マスコミは、取材の自由が保証されておるわけでありまして、一番清潔な政治を保証する制度といたしましては、この民主体制というものを大事にして堅持してまいることだと思うのであります。日本は、そういう意味ではご安心を願いたいと思うのでございます。全体主義の国ではないわけであります。すべてが開かれた体制の中で、えりを正して事をやらないと収まらないような状態になっておりますことは皆さまご承知のとおりであります。この間題に対して、議会制民主主義という開かれた民主制度を、あくまで堅持していくということが一番大事なことだと心得ておるわけでありまして、そのことを標ぼうし、そのことを党是といたしておる自由民主党の責任は非常に重いと考えておるわけでございます。
第二に、しかし、こういうつらい経験をいたしたわけでありますから、こういった事件の再発を防止するための措置も考えなければならないじゃないか。それはもとより政治家それそれの自戒自粛に待たなければならんことでありますけれども、政府は政府として、国会は国会として、政党は政党として、それぞれの立場で考えなければならない、ということだろうと思うのでございます。
内閣におきましても、先般来、協議会を設け、学界、有識者等のご参加を得まして、昨日一つのご提言をまとめていただいたわけでございます。政治家個人の倫理の確立の問題、企業倫理に関連した商法の問題、それから国会、政党を通じまして連携の上進めてまいらなければならない選挙制度の問題、現行法制の整理や届け出、罰則、あるいは時効期間の延長といったような問題。そういった問題が提起されたわけであります。
政府といたしましても、できるだけ早くそういった問題の実現を図る方向に手続きを進めてまいらなければならないと考えているわけでございます。事件が起こりましたことは残念でありますけれども、起こった以上は、黒白を明らかにして厳正な措置をするということ。その再発を防ぐためには、現行制度をいろいろ活用し、なお工夫すべきものにつきましては工夫してまいるという態度で対処いたしております。この点についてご理解をいただき、ご鞭撻をお願いいたしたいと存ずるのでございます。
世界の期待にこたえ世界に責任果たす
以上申しましたように、当面の緊急課題に対処いたしながら、八〇年代という濃霧のかかった未来に対して備えるところがなければならんと考えておりますが、七〇年代はいろいろな試練をともかくも克服してまいったわれわれであります。その間に、われわれは、いろいろの教訓も身につけ、経験も蓄積さしていただいたわけでございますので、これを活用いたしまして、八〇年代の挑戦にこたえなければならんじゃないかと思っておりますが、どんなことが起ころかもしれませんけれども、内にわれわれの民主体制というものをキチンと整えてまいる。外に対して責任をもてる国際協力を進めていくということを大きな道標といたしまして対処いたしてまいりますならば、道は開けてくるのではないかと思うのであります。
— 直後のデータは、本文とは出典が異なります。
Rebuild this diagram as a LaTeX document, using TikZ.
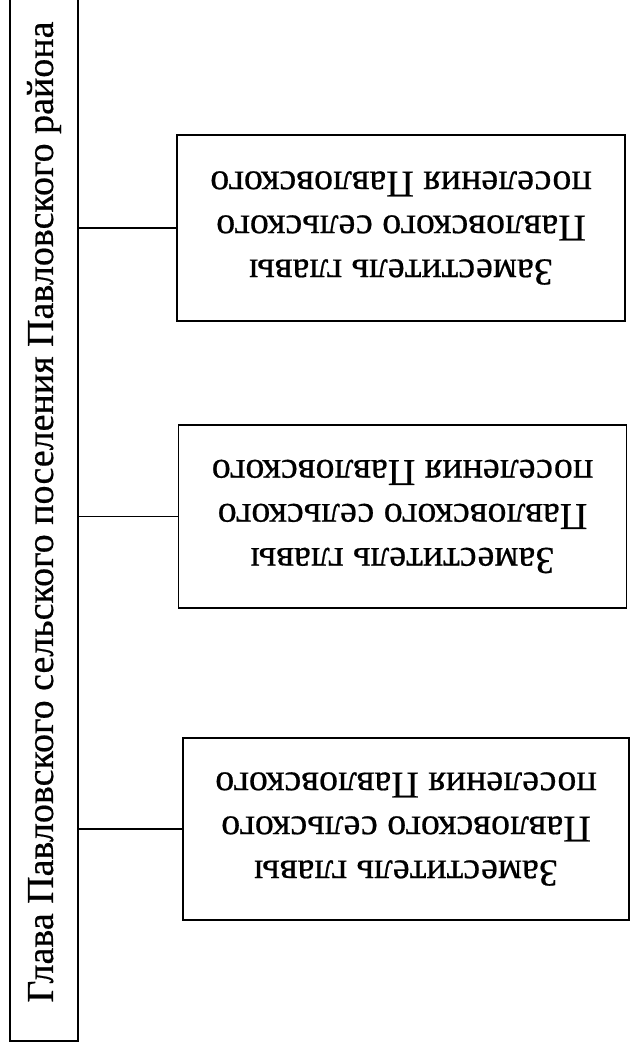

すでに、先進主要国の仲間入りをさしていただいて、世界的に相当の評価をいただいているわが国でございます。ますます自重いたしまして、世界の期待にもこたえ、世界に対する責任も同時に果たしていかなければならないと考えております。われわれといたしましては、微力でございますけれども、精いっぱいベストを尽くして対処いたしたいと思います。皆さまには、日ごろいろいろご好誼をいただき、力強い、また行き届いたご支援とご鞭撻をいただいておりますが、なお、一層のお引き立て、ご鞭撻をお寄せいただきますようにお願いを申し上げ、皆さまのご健勝をお祈りいたしまして、私の挨拶といたします。ありがとうございました。